I have suffered from depression from such a young age that it feels more like a character trait than a mental illness. My mother died when I was a child and my dad, although he tried hard, was unable to meet my emotional needs. The depression runs deep in me; I feel it in my chest and in my hands before I feel the mental effects. It’s monotonous, annoying, frustrating, and tiresome.
Being suicidal is weird. It just is. It’s hard to convey. It’s feeling like you don’t exist and that you’re the biggest burden in the world simultaneously. It’s scary and heavy. I have experienced suicidal ideation twice in my life, in 2016 and in 2019. I remember watching the unfolding shit storm in America in 2016 and thinking that at least I wouldn’t be alive to see Trump get elected, which shows how odd it is to place a limit on your own life. I thought at that time that I had a prognosis of weeks, it felt so certain and real. And then it didn’t.
The thing that tethered me to life was the concern of being a burden on my family. I didn’t want to live anymore, but I also felt so guilty imagining my dad having to find out about my death, imagining my sister having to mourn instead of celebrate on my birthday.
After a death, mementos of life take on a different meaning. I have a box of my mother’s earrings in my room; if she were alive, they would be meaningless to me, but now they represent a tangible connection to her. I keep my bike in a shed on campus. If I died, it would stay there. It would rust. Someone would steal the wheels and the seat. The broken aluminium body would remain chained to the rack. Nobody would know that it was the bike of a dead girl. It wouldn’t matter to anyone.
Being suicidal is weird. I was concerned about my family having to come to Canberra to pack up my things after I died. I thought that would be a huge bother for them. After a death, the last thing you want to do is get on a plane to a place where you have no support
system to pack up your dead kid’s stuff. I imagined how painful it would be for my sister to take down the photos of us that surrounded my mirror. My dad would have to strip my bed – would they throw away my sheets? It would be weird to keep them, weird to donate them, weird to trash them. So I thoughtfully packed up my room,
took the photos down, and packed my books and DVDs into labelled
boxes.
I hoped they would see that my most worn clothes were active wear, that they would be able to tell I had been trying to keep the demons at bay with exercise. That they would note the absence of alcohol in my room and know I was sober. I made my bed.
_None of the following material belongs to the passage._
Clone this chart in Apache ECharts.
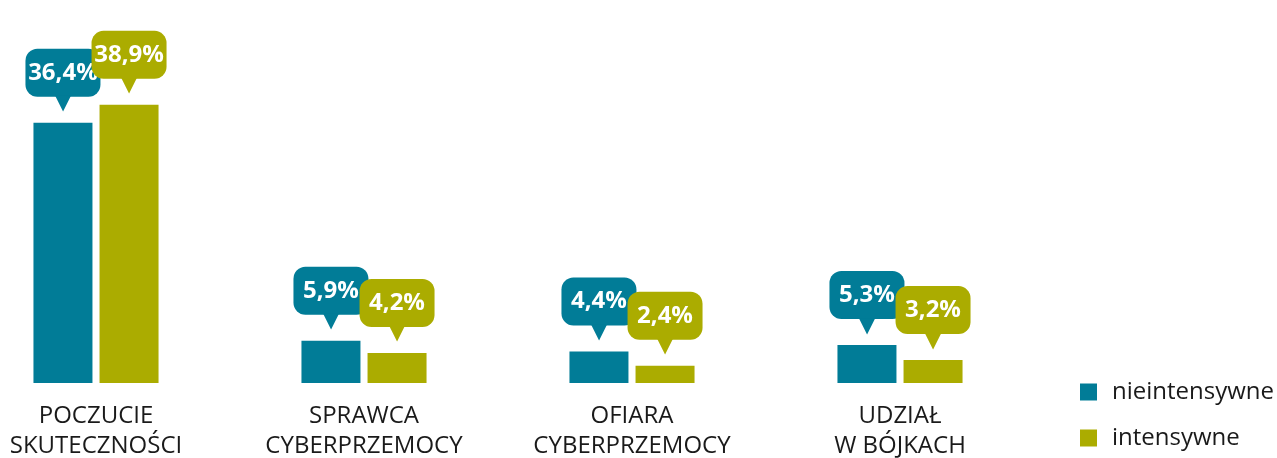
<!DOCTYPE html>
<html>
<head>
<meta charset="utf-8">
<script src="https://cdn.jsdelivr.net/npm/echarts@6/dist/echarts.min.js"></script>
<style>
html,body{margin:0;padding:0;background:#fff;}
#c{width:1277px;height:458px;}
</style>
</head>
<body>
<div id="c"></div>
<script>
const categories = ['POCZUCIE\nSKUTECZNOŚCI', 'SPRAWCA\nCYBERPRZEMOCY', 'OFIARA\nCYBERPRZEMOCY', 'UDZIAŁ\nW BÓJKACH'];
const seriesNames = ['nieintensywne', 'intensywne'];
const nieintensywne = [36.4, 5.9, 4.4, 5.3];
const intensywne = [38.9, 4.2, 2.4, 3.2];

const colors = ['#017c97', '#abac00'];
const font = '"Open Sans", "Noto Sans", sans-serif';

function fmt(v) { return v.toFixed(1).replace('.', ',') + '%'; }

function makeSeries(name, data, color) {
  return {
    name: name,
    type: 'bar',
    data: data,
    barWidth: 59,
    barGap: '12%',
    itemStyle: { color: color },
    label: {
      show: true,
      position: 'top',
      distance: 12,
      formatter: function (p) { return '{b|' + fmt(p.value) + '}\n{a|▼}'; },
      rich: {
        b: {
          backgroundColor: color,
          borderRadius: 12,
          width: 75,
          height: 48,
          align: 'center',
          color: '#fff',
          fontFamily: font,
          fontWeight: 'bold',
          fontSize: 24,
          lineHeight: 48
        },
        a: {
          color: color,
          fontSize: 21,
          lineHeight: 14,
          align: 'center',
          fontFamily: 'DejaVu Sans'
        }
      }
    }
  };
}

const chart = echarts.init(document.getElementById('c'), null, { renderer: 'canvas' });
chart.setOption({
  animation: false,
  color: colors,
  grid: { left: -38, right: 243, top: 97, bottom: 75, containLabel: false, outerBoundsMode: 'none' },
  legend: {
    orient: 'vertical',
    left: 1080,
    top: 380,
    padding: 0,
    itemWidth: 17,
    itemHeight: 17,
    itemGap: 22,
    icon: 'rect',
    data: seriesNames,
    textStyle: { fontFamily: font, fontSize: 24, color: '#1a1a1a', padding: [0, 0, 0, 10] }
  },
  xAxis: {
    type: 'category',
    data: categories,
    axisLine: { show: false },
    axisTick: { show: false },
    axisLabel: {
      interval: 0,
      margin: 18,
      fontFamily: font,
      fontSize: 24,
      lineHeight: 30,
      color: '#1a1a1a'
    }
  },
  yAxis: {
    type: 'value',
    min: 0,
    max: 40,
    show: false,
    splitLine: { show: false }
  },
  series: [
    makeSeries(seriesNames[0], nieintensywne, colors[0]),
    makeSeries(seriesNames[1], intensywne, colors[1])
  ]
});
</script>
</body>
</html>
Then I
remembered my dildo, neatly packed in its nice case, hygienically cleaned with batteries in a separate bag, under my bed. I imagined my dad finding it. Would that change his opinion of me? Would he be disgusted? I pictured my sister picking it up. Would she laugh? Would it be a moment of levity in a hard day, or just make her realise how far we had drifted? No, the dildo would have to go before I did. I decided to throw it out. But if I threw it out that night, and then I didn’t kill myself, then I would have wasted my dildo. I spent $75 on that little guy. So I couldn’t bin it before I was certain. But wait, if
I wasn’t certain, why was I packing up my stuff? That left me holding a hot pink dildo on my floor in tears. Maybe I didn’t want to die. Maybe I wanted to live?
I wasn’t better overnight. I wasn’t better for weeks, maybe months. But that dildo saved my life. It told me I still wanted to plan for the future. As bleak as everything felt to me, as much as the walls felt like they were caving in, that life was completely meaningless, a part of me was holding out for the day I was going to be horny and regret losing my dildo. And that part of me was what convinced me to live. If there was the potential of physical pleasure in the future then there was potential for happiness, for energy, for life.
People say about mental illness that you can’t just choose to be happy and then be happy. And that’s somewhat true. I didn’t simply choose to stop being suicidal. But I did make a choice to ring Lifeline (13 11 14). I made the decision to see my friend the next day. Eventually I was able to unpack my stuff, pin the photos back up, start making plans again. The mementos of my life resumed their meaning as everyday items, including that life-saving dildo.